Wegen der ständigen Beweidung wirken viele Dehesas wie eine große Parklandschaft. Die Steineichen stehen in einem so großen Abstand, dass sich darunter eine geschlossene Wiesenlandschaft ausbreiten kann. Die Kühe, in Andalusien und der Extremadura sind es oft auch Schweine, verhindern das Hochkommen neuer Bäume und Sträucher. Im Sommer leiden auch die Dehesas unter der Gluthitze Südspaniens, dann ist alles braun und verbrannt. Jetzt aber, ganz früh im Jahr, ist noch alles grün. Vom bevorstehenden Wassermangel ist noch nichts zu sehen. Wie alle Paradiese, ist auch dieses endlich. Wir müssen auf eine Landstraße, die uns nach Castilblanco de los Arroyos bringt.
Den Schlüssel für die Herberge gibt es an der Tankstelle, in der Herberge knöpft und eine freundliche Frau 2 Euro für die Übernachtung ab und trägt die Nummern unserer Pässe ein. Für uns ist das alles noch ungewohnt. Wenn’s weiter so einfach ist eine Unterkunft zu finden, werde ich dabei bleiben, beschließe ich. Hin und wieder wollte ich auch mal in einem Hotel übernachten, so war meine Vorplanung. Und wenn es mal gar keine Übernachtungsmöglichkeit geben sollte, na ja, für diese Fälle ist ein Zelt im Rucksack. Wenn’s aber immer so einfach ist eine Pilgerherberge zu finden, wird das im Packsack bleiben.
Das ist sie also: meine erste richtige Pilgerherberge, nicht so eine Notunterkunft wie letzte Nacht. Ganz schön groß, relativ sauber, zwei Duschen, eine große Terrasse und ein richtiges Pilgerbuch.
Nach dem Duschen wird das durchgeackert. Ob es daran liegt das hier das erste Buch der Via ausliegt? Die Leute sind sehr mitteilsam. Viele lassen sich seitenlang über die ersten zwei Tage auf der Via oder über ihre Beweggründe aus. Wer gut zeichnen kann, hinterlässt ein Bild vom Weg (auf ein paar kann ich die Dehesa wiedererkennen) oder sogar einen kurzen Comic. Viele klagen übers Wetter: Im Frühjahr und Herbst über sintflutartigen Regen, der, wie man den Schilderungen entnehmen kann, meist über Tage anhält, oder über die Hitze im Sommer. Andere wiederum klagen über die Einsamkeit. Gestartet wie wir (oder sogar im Winter) also außerhalb der „Saison“, die auf der Via de la Plata um Ostern beginnt, fehlt es schon am zweiten Tag an Gesprächspartnern.

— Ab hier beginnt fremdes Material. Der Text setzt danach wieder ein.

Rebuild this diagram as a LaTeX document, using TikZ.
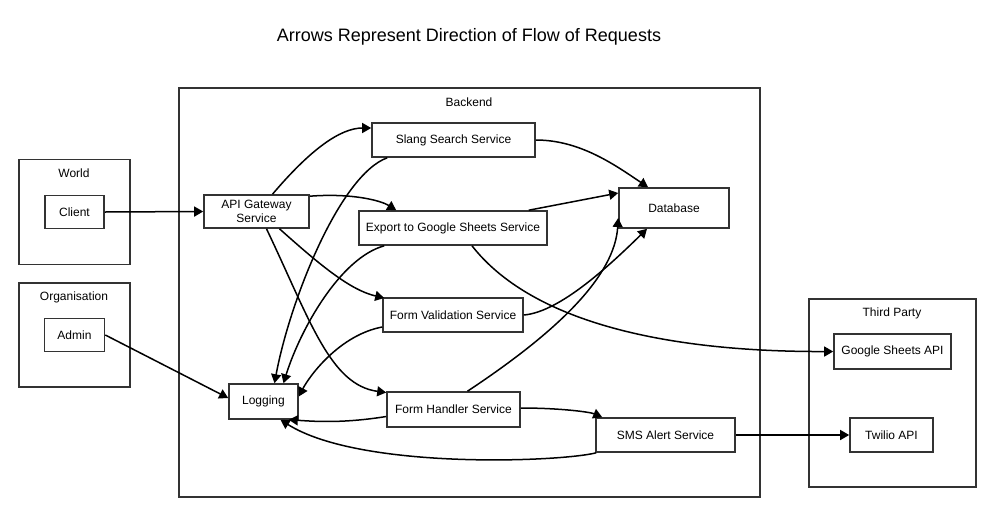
\documentclass[tikz,border=0pt]{standalone}
\usepackage{fontspec}
\setmainfont{Liberation Sans}
\usetikzlibrary{arrows.meta,calc}
\tikzset{
  box/.style={draw=black!80,line width=1.6pt,fill=white,inner sep=0pt,font=\fontsize{12}{14}\selectfont,align=center},
  group/.style={draw=black!80,line width=1.6pt,inner sep=0pt},
  lbl/.style={font=\fontsize{12}{14}\selectfont,inner sep=0pt},
  flow/.style={draw=black,line width=1.5pt,-{Triangle[length=9pt,width=10pt]}}
}
\begin{document}
\begin{tikzpicture}[x=1pt,y=-1pt]
\useasboundingbox (0,0) rectangle (994,515);
\fill[white] (0,0) rectangle (994,515);
% title
\node[font=\fontsize{18}{22}\selectfont,inner sep=0pt] (title) at (469,37) {Arrows Represent Direction of Flow of Requests};
% groups
\node[group,minimum width=581pt,minimum height=409pt] (backend) at (469.5,292.5) {};
\node[lbl] (backendlbl) at (469,102) {Backend};
\node[group,minimum width=111pt,minimum height=105pt] (world) at (74.5,212) {};
\node[lbl] (worldlbl) at (74,173) {World};
\node[group,minimum width=111pt,minimum height=104pt] (org) at (74.5,335) {};
\node[lbl] (orglbl) at (74,297) {Organisation};
\node[group,minimum width=167pt,minimum height=188pt] (third) at (892.5,393) {};
\node[lbl] (thirdlbl) at (892,313) {Third Party};
% nodes
\node[box,minimum width=59pt,minimum height=33pt] (client) at (74.5,212) {Client};
\node[box,minimum width=60pt,minimum height=33pt] (admin) at (74.5,335) {Admin};
\node[box,minimum width=105pt,minimum height=33pt] (gw) at (256.5,211.5) {API Gateway\\Service};
\node[box,minimum width=163pt,minimum height=34pt] (slang) at (453.5,140) {Slang Search Service};
\node[box,minimum width=188pt,minimum height=34pt] (export) at (453,228) {Export to Google Sheets Service};
\node[box,minimum width=110pt,minimum height=40pt] (db) at (674,208) {Database};
\node[box,minimum width=140pt,minimum height=34pt] (fv) at (453,315) {Form Validation Service};
\node[box,minimum width=69pt,minimum height=35pt] (log) at (263.5,401.5) {Logging};
\node[box,minimum width=133pt,minimum height=35pt] (fh) at (453.5,409.5) {Form Handler Service};
\node[box,minimum width=139pt,minimum height=34pt] (sms) at (665.5,435) {SMS Alert Service};
\node[box,minimum width=117pt,minimum height=35pt] (gsa) at (892.5,351.5) {Google Sheets API};
\node[box,minimum width=83pt,minimum height=34pt] (twilio) at (891.5,435) {Twilio API};
% edges
\draw[flow] (client.east) -- (gw.west);
\draw[flow] (admin.east) -- ([yshift=3.5pt]log.west);
\draw[flow] ([xshift=16pt]gw.north) .. controls (310,150) and (340,128) .. ([yshift=12pt]slang.west);
\draw[flow] ([yshift=-2pt]gw.north east) .. controls (350,193) and (380,200) .. ([xshift=38pt]export.north west);
\draw[flow] ([xshift=23pt]gw.south) .. controls (320,265) and (350,290) .. ([xshift=2pt,yshift=17pt]fv.west);
\draw[flow] ([xshift=10pt]gw.south) .. controls (310,320) and (330,385) .. ([yshift=17pt]fh.west);
\draw[flow] (slang.east) .. controls (580,140) and (615,165) .. ([xshift=-26pt]db.north);
\draw[flow] ([xshift=-19pt]export.north east) -- ([yshift=15pt]db.west);
\draw[flow] (fv.east) .. controls (560,312) and (610,265) .. ([xshift=-27pt]db.south);
\draw[flow] ([xshift=14pt]fh.north) .. controls (560,330) and (615,275) .. ([yshift=-10pt]db.west);
\draw[flow] ([xshift=19pt]export.south) .. controls (530,320) and (660,352) .. (gsa.west);
\draw[flow] ([xshift=16pt]slang.south west) .. controls (340,175) and (290,300) .. ([xshift=11pt]log.north);
\draw[flow] ([xshift=26pt]export.south west) .. controls (340,258) and (300,330) .. ([xshift=20pt]log.north);
\draw[flow] ([yshift=-12pt]fv.west) .. controls (340,335) and (310,375) .. ([yshift=5pt]log.east);
\draw[flow] ([yshift=-7pt]fh.west) .. controls (340,424) and (310,421) .. ([xshift=-10pt]log.south east);
\draw[flow] ([xshift=1pt]sms.south west) .. controls (560,462) and (360,470) .. ([xshift=17pt]log.south);
\draw[flow] ([yshift=1.5pt]fh.east) .. controls (560,408) and (590,412) .. ([xshift=7pt]sms.north west);
\draw[flow] (sms.east) -- (twilio.west);
\end{tikzpicture}
\end{document}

Als wir nach der Dorfbesichtigung wieder in der Herberge eintrudeln, sind auch die Belgier da. Weil es eine so schöne und auch kurze Etappe war, haben die gleich vier Pausen gemacht. Marco und Hubert kommen dann ins Erzählen. Hubert ist im letzten Jahr den ganzen Camino francés gegangen. 5 Wochen war er unterwegs. Beachtlich für einen Mann von 69 Jahren. Die Via möchte er nicht alleine gehen. Deshalb ist sein Sohn Marco dabei. Da dessen Urlaub begrenzt ist, reicht es nur für die Hälfte der Strecke. 2008 soll der Rest bis Santiago folgen. Bevor er 70 wird, möchte er noch mal da gewesen sein.
Abends gehen wir alle in eine Bar. Wie es sich für Mitteleuropäer gehört, stehen wir schon kurz nach 19 Uhr im Lokal. Keine Chance! Vor 21 Uhr gibt es nichts Warmes aus der Küche. Wir begnügen uns mit den kalten Häppchen aus der Theke.
Bei der Rückkehr in die Unterkunft treffen wir auf den fünften Pilger oder Wanderer. Martín, so stellt er schnell klar, ist als Wanderer, der aber auf die Compostela scharf ist, unterwegs. Im Schnelldurchgang tauschen wir unsere persönlichen „Daten“ aus. Woher? Wie lange unterwegs? Bis Santiago oder nicht? Mit wem unterwegs? Martín wurde in Guillena die Unterkunft verweigert. Das Hostal war immer noch voll und die Polizei hat sich geweigert die Notunterkunft zu öffnen. Gezwungenermaßen hat er eine Etappe von 43 km machen müssen. Nicht schlecht für den ersten Tag! Schlecht für seine Füße. Vier dicke Blasen, zwei davon unter den Fußsohlen, lassen ihn mehr kriechen als gehen. Das Martín spätestens nach zwei Tagen aufgeben wird, halte ich im Stillen für ausgemacht, und freue mich ein ganz klein wenig darüber, denn Martín schnarcht.